This weekend’s GP at Silverstone will be the first in F1 history that features a 100km sprint race on the Saturday to decide the grid for Sunday’s main event.
But the arrival of the sprint race has had wider implications for the entire weekend timetable, with there now being much less practice time for teams to hone their race set-ups.
There will now just be a single practice session before a regular qualifying session on Friday evening to decide the grid for the sprint race.
Ferrari team principal Mattia Binotto thinks that, with the additional complication of a new rear tyre construction being introduced, there is potential for a lot of engineering headaches.

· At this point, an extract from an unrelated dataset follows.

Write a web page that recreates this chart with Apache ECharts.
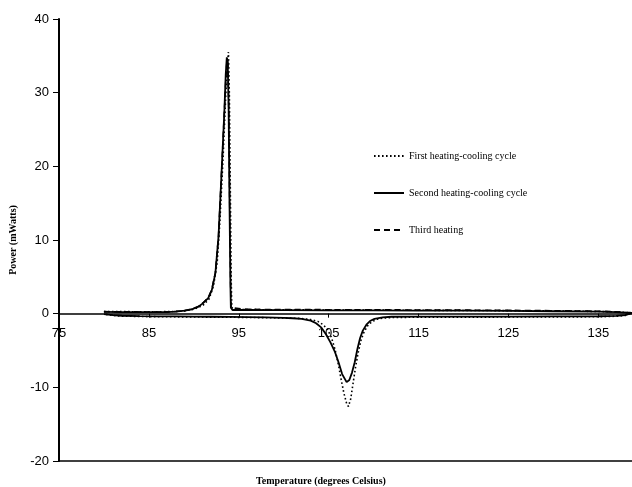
<!DOCTYPE html>
<html>
<head>
<meta charset="utf-8">
<script src="https://cdn.jsdelivr.net/npm/echarts@6/dist/echarts.min.js"></script>
<style>html,body{margin:0;padding:0;background:#fff;}#main{width:632px;height:487px;}</style>
</head>
<body>
<div id="main"></div>
<script>
// Temperatures (degrees Celsius) and power (mW), ascending temperature
var xTicks = [75, 85, 95, 105, 115, 125, 135];
var yTicks = [-20, -10, 0, 10, 20, 30, 40];
var seriesNames = ['First heating-cooling cycle', 'Second heating-cooling cycle', 'Third heating'];

var firstHeating = [[80,0.3],[82,0.28],[84,0.26],[86,0.26],[88,0.3],[89,0.38],[90,0.6],[91,1.1],[91.7,2.0],[92.2,3.8],[92.6,7],[92.9,12.5],[93.25,21],[93.55,29.5],[93.75,34],[93.85,35.5],[93.95,30],[94.05,18],[94.15,5],[94.22,0.9],[94.4,0.55],[96,0.55],[100,0.53],[105,0.5],[110,0.48],[115,0.46],[120,0.44],[125,0.41],[130,0.37],[135,0.3],[137,0.24],[138,0.17],[138.75,0.12]];
var firstCooling = [[80,-0.05],[81,-0.25],[82,-0.33],[85,-0.4],[90,-0.45],[95,-0.5],[100,-0.58],[102,-0.65],[103,-0.8],[103.8,-1.05],[104.4,-1.5],[104.9,-2.2],[105.3,-3.2],[105.7,-4.8],[106.1,-7.0],[106.4,-9.0],[106.7,-10.8],[107.0,-12.2],[107.2,-12.6],[107.45,-11.6],[107.7,-9.6],[108.0,-7.2],[108.3,-5.2],[108.6,-3.6],[108.9,-2.6],[109.3,-1.7],[109.8,-1.1],[110.4,-0.75],[111,-0.6],[112,-0.52],[115,-0.48],[120,-0.47],[125,-0.46],[130,-0.45],[135,-0.42],[137,-0.35],[138,-0.25],[138.75,-0.12]];

var secondHeating = [[80,0.25],[82,0.22],[84,0.2],[86,0.2],[87,0.22],[88,0.28],[89,0.4],[89.8,0.6],[90.5,0.95],[91,1.4],[91.6,2.1],[92,3.2],[92.4,5.5],[92.75,10.5],[93.1,19.5],[93.4,27.5],[93.55,32.5],[93.67,34.8],[93.77,34.2],[93.87,28],[93.97,15],[94.07,4],[94.12,0.8],[94.3,0.5],[96,0.5],[100,0.48],[105,0.46],[110,0.44],[115,0.42],[120,0.4],[125,0.37],[130,0.33],[135,0.28],[137,0.22],[138,0.15],[138.75,0.1]];
var secondCooling = [[80,-0.05],[81,-0.2],[82,-0.28],[84,-0.33],[86,-0.36],[88,-0.38],[90,-0.4],[92,-0.42],[94,-0.44],[96,-0.46],[98,-0.5],[100,-0.56],[101,-0.62],[102,-0.72],[103,-0.95],[103.6,-1.3],[104.2,-1.9],[104.7,-2.8],[105.2,-3.9],[105.7,-5.2],[106.1,-6.6],[106.5,-8.2],[106.8,-9.1],[107.0,-9.3],[107.3,-9.0],[107.6,-8.0],[107.9,-6.6],[108.2,-4.8],[108.5,-3.3],[108.8,-2.3],[109.2,-1.5],[109.6,-1.0],[110.1,-0.7],[111,-0.5],[112,-0.42],[115,-0.4],[120,-0.4],[125,-0.4],[130,-0.38],[135,-0.35],[137,-0.3],[138,-0.2],[138.75,-0.1]];

var thirdHeating = [[80,0.28],[82,0.25],[84,0.23],[86,0.23],[87,0.25],[88,0.3],[89,0.42],[89.8,0.62],[90.5,0.98],[91,1.45],[91.6,2.15],[92,3.3],[92.4,5.6],[92.75,10.6],[93.1,19.6],[93.4,27.5],[93.58,32.3],[93.7,34.5],[93.8,33.8],[93.9,27],[94.0,14],[94.1,3.5],[94.15,0.8],[94.3,0.58],[96,0.58],[100,0.56],[105,0.54],[110,0.52],[115,0.5],[120,0.48],[125,0.45],[130,0.4],[135,0.33],[137,0.26],[138,0.18],[138.75,0.13]];

var frameValue = -20; // bottom border of the plot area

function loop(heat, cool) {
  return heat.concat(cool.slice().reverse());
}

var gridTop = 19, gridBottom = 26, chartH = 487;
var yMin = -20, yMax = 40;
// shift the x axis from the plot bottom up to the y = 0 line
var plotH = chartH - gridTop - gridBottom;
var zeroOffset = -plotH * (0 - yMin) / (yMax - yMin);

var chart = echarts.init(document.getElementById('main'), null, {renderer: 'canvas'});
var axisFont = 'Liberation Sans';
var serif = 'Liberation Serif';
chart.setOption({
  animation: false,
  backgroundColor: '#fff',
  grid: {left: 56, right: 0, top: gridTop, bottom: gridBottom, containLabel: false},
  title: {
    text: 'Temperature (degrees Celsius)',
    left: 316, top: 471, textAlign: 'center',
    textStyle: {fontFamily: serif, fontWeight: 'bold', fontSize: 10, color: '#000'}
  },
  legend: {
    orient: 'vertical', left: 373, top: 151, padding: 0,
    itemWidth: 30, itemHeight: 10, itemGap: 27,
    data: seriesNames,
    itemStyle: {color: 'rgba(0,0,0,0)', borderColor: 'rgba(0,0,0,0)', borderWidth: 0},
    textStyle: {fontFamily: serif, fontSize: 10, color: '#000'}
  },
  xAxis: {
    type: 'value', min: 75, max: 138.75, interval: 10,
    position: 'bottom', offset: zeroOffset,
    axisLine: {onZero: false, lineStyle: {color: '#000', width: 1.5}},
    axisTick: {show: true, inside: false, length: 4, lineStyle: {color: '#000', width: 1}},
    axisLabel: {
      margin: 13, color: '#000', fontFamily: axisFont, fontSize: 13,
      showMaxLabel: false,
      formatter: function (v) { return xTicks.indexOf(v) >= 0 ? String(v) : ''; }
    },
    splitLine: {show: false}
  },
  yAxis: {
    type: 'value', min: yMin, max: yMax, interval: 10,
    name: 'Power (mWatts)', nameLocation: 'middle', nameGap: 41, nameRotate: 90,
    nameTextStyle: {fontFamily: serif, fontWeight: 'bold', fontSize: 10, color: '#000'},
    axisLine: {show: true, onZero: false, lineStyle: {color: '#000', width: 2}},
    axisTick: {show: true, length: 6, lineStyle: {color: '#000', width: 1}},
    axisLabel: {
      margin: 10, color: '#000', fontFamily: axisFont, fontSize: 13,
      formatter: function (v) { return yTicks.indexOf(v) >= 0 ? String(v) : ''; }
    },
    splitLine: {show: false}
  },
  series: [{
    name: seriesNames[0], type: 'line', showSymbol: false, symbol: 'none',
    data: loop(firstHeating, firstCooling), z: 4,
    lineStyle: {color: '#000', width: 1.6, type: [1.6, 2.4], cap: 'butt'},
    itemStyle: {color: '#000'}
  }, {
    name: seriesNames[1], type: 'line', showSymbol: false, symbol: 'none',
    data: loop(secondHeating, secondCooling), z: 3,
    lineStyle: {color: '#000', width: 1.8, type: 'solid'},
    itemStyle: {color: '#000'},
    markLine: {
      silent: true, symbol: 'none', animation: false,
      label: {show: false},
      lineStyle: {color: '#000', width: 1.5, type: 'solid'},
      data: [{yAxis: frameValue}]
    }
  }, {
    name: seriesNames[2], type: 'line', showSymbol: false, symbol: 'none',
    data: thirdHeating, z: 2,
    lineStyle: {color: '#000', width: 1.6, type: [6, 4]},
    itemStyle: {color: '#000'}
  }]
});
</script>
</body>
</html>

Mattia Binotto, Ferrari team principal
Photo by: Alessio Morgese
“We have got a new tyre specification at Silverstone, which we tested in Austria, but most of the teams need to have some more experience on it,” he explained.
“There will be very little time for it because it’s only the Friday morning [practice session] before going into qualifying – so you are really going straight into qualifying with the new spec.

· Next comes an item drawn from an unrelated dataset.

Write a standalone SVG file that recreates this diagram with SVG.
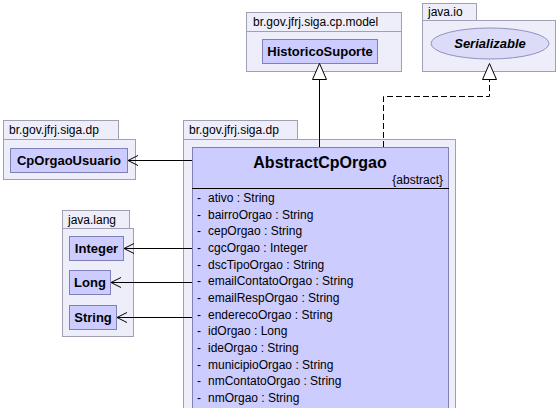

“It’s a new format, there is very little experience because it is parc ferme from Friday afternoon onwards, and that’s really exciting. It could be exciting.
“I think there may be some mess because set-ups will not be optimised thanks to a lack of experiences on the tyres, so I think it can be a great race weekend in that respect.”

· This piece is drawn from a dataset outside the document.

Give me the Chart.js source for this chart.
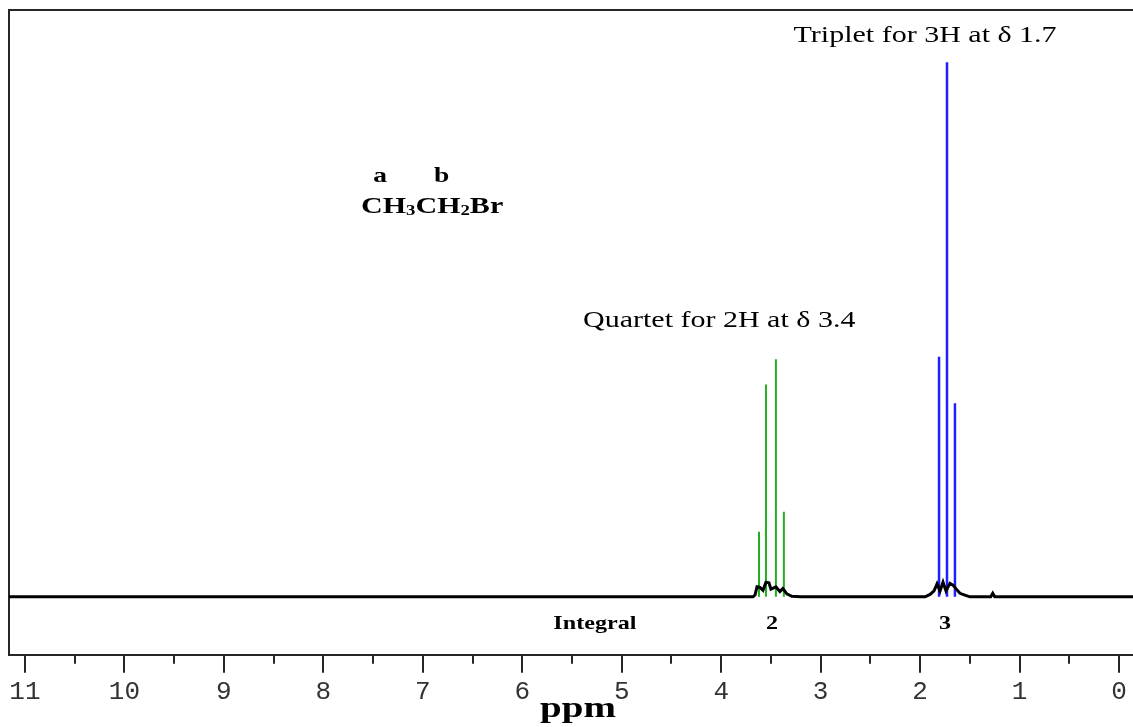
<!DOCTYPE html>
<html><head><meta charset="utf-8">
<script src="https://cdn.jsdelivr.net/npm/chart.js@4.4.1/dist/chart.umd.min.js"></script>
<style>html,body{margin:0;padding:0;background:#fff;}#wrap{width:1133px;height:727px;position:relative;}</style>
</head><body><div id="wrap"><canvas id="c"></canvas></div>
<script>
// ---- data ----
const tickLabels = [11, 10, 9, 8, 7, 6, 5, 4, 3, 2, 1, 0];
const minorTicks = [10.5, 9.5, 8.5, 7.5, 6.5, 5.5, 4.5, 3.5, 2.5, 1.5, 0.5];
const quartetPPM = [3.62, 3.55, 3.45, 3.37];
const quartetHeight = [11.1, 36.2, 40.5, 14.5];
const tripletPPM = [1.81, 1.73, 1.65];
const tripletHeight = [40.9, 91.1, 33.0];
const tracePPM = [11.16, 3.68, 3.66, 3.64, 3.61, 3.58, 3.55, 3.52, 3.50, 3.45, 3.41, 3.38, 3.34, 3.29, 3.20,
                  1.95, 1.90, 1.86, 1.83, 1.80, 1.77, 1.74, 1.70, 1.67, 1.64, 1.60, 1.55, 1.50, 1.29, 1.27, 1.25, -0.14];
const traceValue = [0, 0, 0.3, 1.7, 1.6, 1.1, 2.5, 2.4, 1.3, 1.7, 0.9, 1.4, 0.5, 0.1, 0,
                    0, 0.4, 1.0, 2.2, 1.0, 2.5, 1.0, 2.3, 2.0, 1.4, 0.6, 0.3, 0, 0, 0.6, 0, 0];
const integralValues = ['2', '3'];
const integralPPM = [3.49, 1.75];

// ---- build datasets ----
function sticks(ppm, h) {
  const out = [];
  ppm.forEach((p, i) => { out.push({x: p, y: 0}, {x: p, y: h[i]}, {x: p, y: null}); });
  return out;
}
const traceData = tracePPM.map((p, i) => ({x: p, y: traceValue[i]}));

const FRAME = '#262626';

const overlay = {
  id: 'overlay',
  afterDraw(chart) {
    const ctx = chart.ctx, xs = chart.scales.x, ys = chart.scales.y, area = chart.chartArea;
    ctx.save();
    // minor ticks
    ctx.strokeStyle = FRAME; ctx.lineWidth = 2;
    minorTicks.forEach(v => {
      const px = Math.round(xs.getPixelForValue(v));
      ctx.beginPath(); ctx.moveTo(px, area.bottom); ctx.lineTo(px, area.bottom + 9); ctx.stroke();
    });
    function txt(t, ppm, val, font, sx, align) {
      ctx.save();
      ctx.font = font; ctx.fillStyle = '#000'; ctx.textBaseline = 'alphabetic'; ctx.textAlign = align || 'center';
      ctx.translate(xs.getPixelForValue(ppm), ys.getPixelForValue(val));
      ctx.scale(sx, 1);
      ctx.fillText(t, 0, 0);
      ctx.restore();
    }
    const serif = "'Liberation Serif', 'Times New Roman', serif";
    txt('Triplet for 3H at \u03b4 1.7', 1.95, 94.5, '24px ' + serif, 1.25);
    txt('Quartet for 2H at \u03b4 3.4', 4.02, 46.0, '24px ' + serif, 1.25);
    txt('a', 7.43, 70.75, 'bold 22px ' + serif, 1.25);
    txt('b', 6.81, 70.75, 'bold 22px ' + serif, 1.25);
    txt('Integral', 5.27, -5.45, 'bold 19px ' + serif, 1.27);
    integralValues.forEach((t, i) => txt(t, integralPPM[i], -5.45, 'bold 19px ' + serif, 1.27));
    txt('ppm', 5.44, -20.4, 'bold 30px ' + serif, 1.3);
    // formula with subscripts
    const parts = [['CH', 24, 0], ['3', 15, 2], ['CH', 24, 0], ['2', 15, 2], ['Br', 24, 0]];
    let px = xs.getPixelForValue(7.62);
    const py = ys.getPixelForValue(65.4);
    const sx = 1.25;
    parts.forEach(([t, size, dy]) => {
      ctx.save();
      ctx.font = 'bold ' + size + 'px ' + serif; ctx.fillStyle = '#000';
      ctx.textBaseline = 'alphabetic'; ctx.textAlign = 'left';
      ctx.translate(px, py + dy); ctx.scale(sx, 1);
      ctx.fillText(t, 0, 0);
      px += ctx.measureText(t).width * sx;
      ctx.restore();
    });
    ctx.restore();
  }
};

new Chart(document.getElementById('c'), {
  type: 'line',
  data: {
    datasets: [
      {label: 'trace', data: traceData, borderColor: '#000', borderWidth: 3, pointRadius: 0, tension: 0, order: 0},
      {label: 'quartet', data: sticks(quartetPPM, quartetHeight), borderColor: '#22b022', borderWidth: 2, pointRadius: 0, spanGaps: false, order: 1},
      {label: 'triplet', data: sticks(tripletPPM, tripletHeight), borderColor: '#1f1fff', borderWidth: 2.5, pointRadius: 0, spanGaps: false, order: 1}
    ]
  },
  options: {
    responsive: true, maintainAspectRatio: false, animation: false,
    layout: {padding: {left: 9, top: 10, right: 0, bottom: 15}},
    plugins: {legend: {display: false}, tooltip: {enabled: false}},
    scales: {
      x: {
        type: 'linear', position: 'bottom', reverse: true, min: -0.14, max: 11.16,
        afterBuildTicks: s => { s.ticks = tickLabels.map(v => ({value: v})); },
        border: {display: true, color: FRAME, width: 2},
        grid: {display: true, drawOnChartArea: false, drawTicks: true, tickLength: 18, color: FRAME, lineWidth: 2},
        ticks: {color: '#333', font: {family: "'Liberation Mono', monospace", size: 26}, padding: 4, maxRotation: 0, autoSkip: false,
                callback: v => String(v)}
      },
      xTop: {
        type: 'linear', position: 'top', min: -0.14, max: 11.16, reverse: true,
        border: {display: true, color: FRAME, width: 2},
        grid: {display: false, drawTicks: false}, ticks: {display: false}
      },
      y: {
        type: 'linear', position: 'left', min: -9.88, max: 100,
        border: {display: true, color: FRAME, width: 2},
        grid: {display: false, drawTicks: false}, ticks: {display: false}
      }
    }
  },
  plugins: [overlay]
});
</script></body></html>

F1 has been clear that one of the key reasons for the sprint race idea was to make the whole weekend more exciting for fans, rather than it just being about spicing up Saturday afternoon.
Ross Brawn, who is F1’s managing director of motorsport, said: “It’s not just about the sprint. We have qualifying now on a Friday afternoon. And so we have a premier event on Friday, we have another primary event on a Saturday and then we have the main event on Sunday.
“It’s all about creating more engagement for the whole weekend, and having an event on a Saturday, which is new, and it’s different.
“None of us know 100 percent how it will be accepted and how it will be received, or how it will develop.”